# Problems with 6mth old french bulldog.



## Dan79 (Feb 20, 2010)

I have a 6 month old frenchie and she's certainly has issues...she seems really scared of people.
She's a very excitable dog and jumps up everyone that comes through the door none stop,but as soon as we reach out to stroke her,she backs off and kind of cowers.
Also we have yet to get her to walk on a leash,she just point blank refuses to budge...as I said she's 6 mths old and whenever we go for walks we have to leave her behind as she is too heavy for us to carry now.
I really don't know what to do with her,any advice would be welcome :sad:


----------



## petitsfilous (Jan 25, 2013)

You mentioned that she is too big to carry... Does this mean you have been carrying her everywhere up until now? If so, of course you're going to have problems getting her to walk. She's expecting to get picked up.

When you go to stroke her, do you go in from above her? This can be intimidating for small dogs. Put your hand out, below her eye level, palm up and wait for her to come to you.

Edit:
Forgot to mention, if there is a particular place she doesn't like being stroked there may be another reason and it would be best to pop her along to a vet to get checked over.


----------



## Dan79 (Feb 20, 2010)

No I haven't carried her everywhere,in fact she has hardly been out because she won't walk on a leash...there has been a few occasions where we have had to take her out,vets etc...so had no choice but to carry her,otherwise we wouldn't get there.

we do go to stroke her from above but also put our hand out to her aswell and we tend to get the same reaction either way...she will go flat to the floor and seem really scared...I've tried to find out if she has any sore spots anywhere,but when she's laid on the sofa with us relaxed she will let us touch her anywhere so I don't think it's a medical issue


----------



## petitsfilous (Jan 25, 2013)

Unfortunately, most puppies won't willingly walk on a leash first time. They don't understand. I had to coax my pup up and down the living room whilst on a leash a few times a day with treats.
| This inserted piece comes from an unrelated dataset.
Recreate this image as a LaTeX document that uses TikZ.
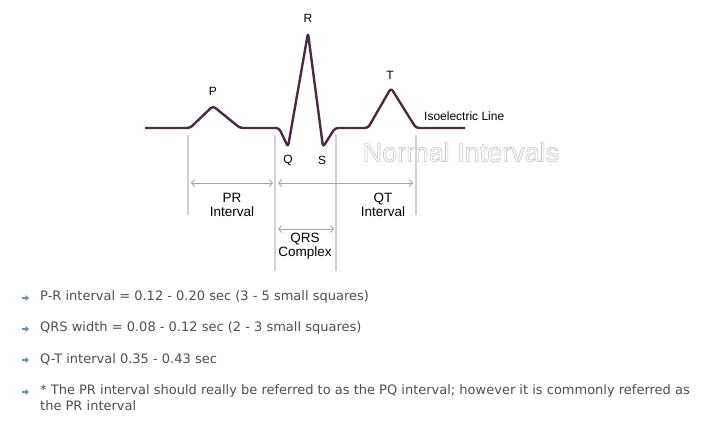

Then we progressed to the pavement and a couple weeks later I carried him to the park, let him off the leash, we had a good play session and then he walked back some of the way on the leash and it got better each day. 

Persistance is key. She'll soon get the hang of it. 

Where are you stroking her? Bernie never liked his head stroked and would always prefer his sides and back. He on now lets me stroke his head and actually enjoys it.


----------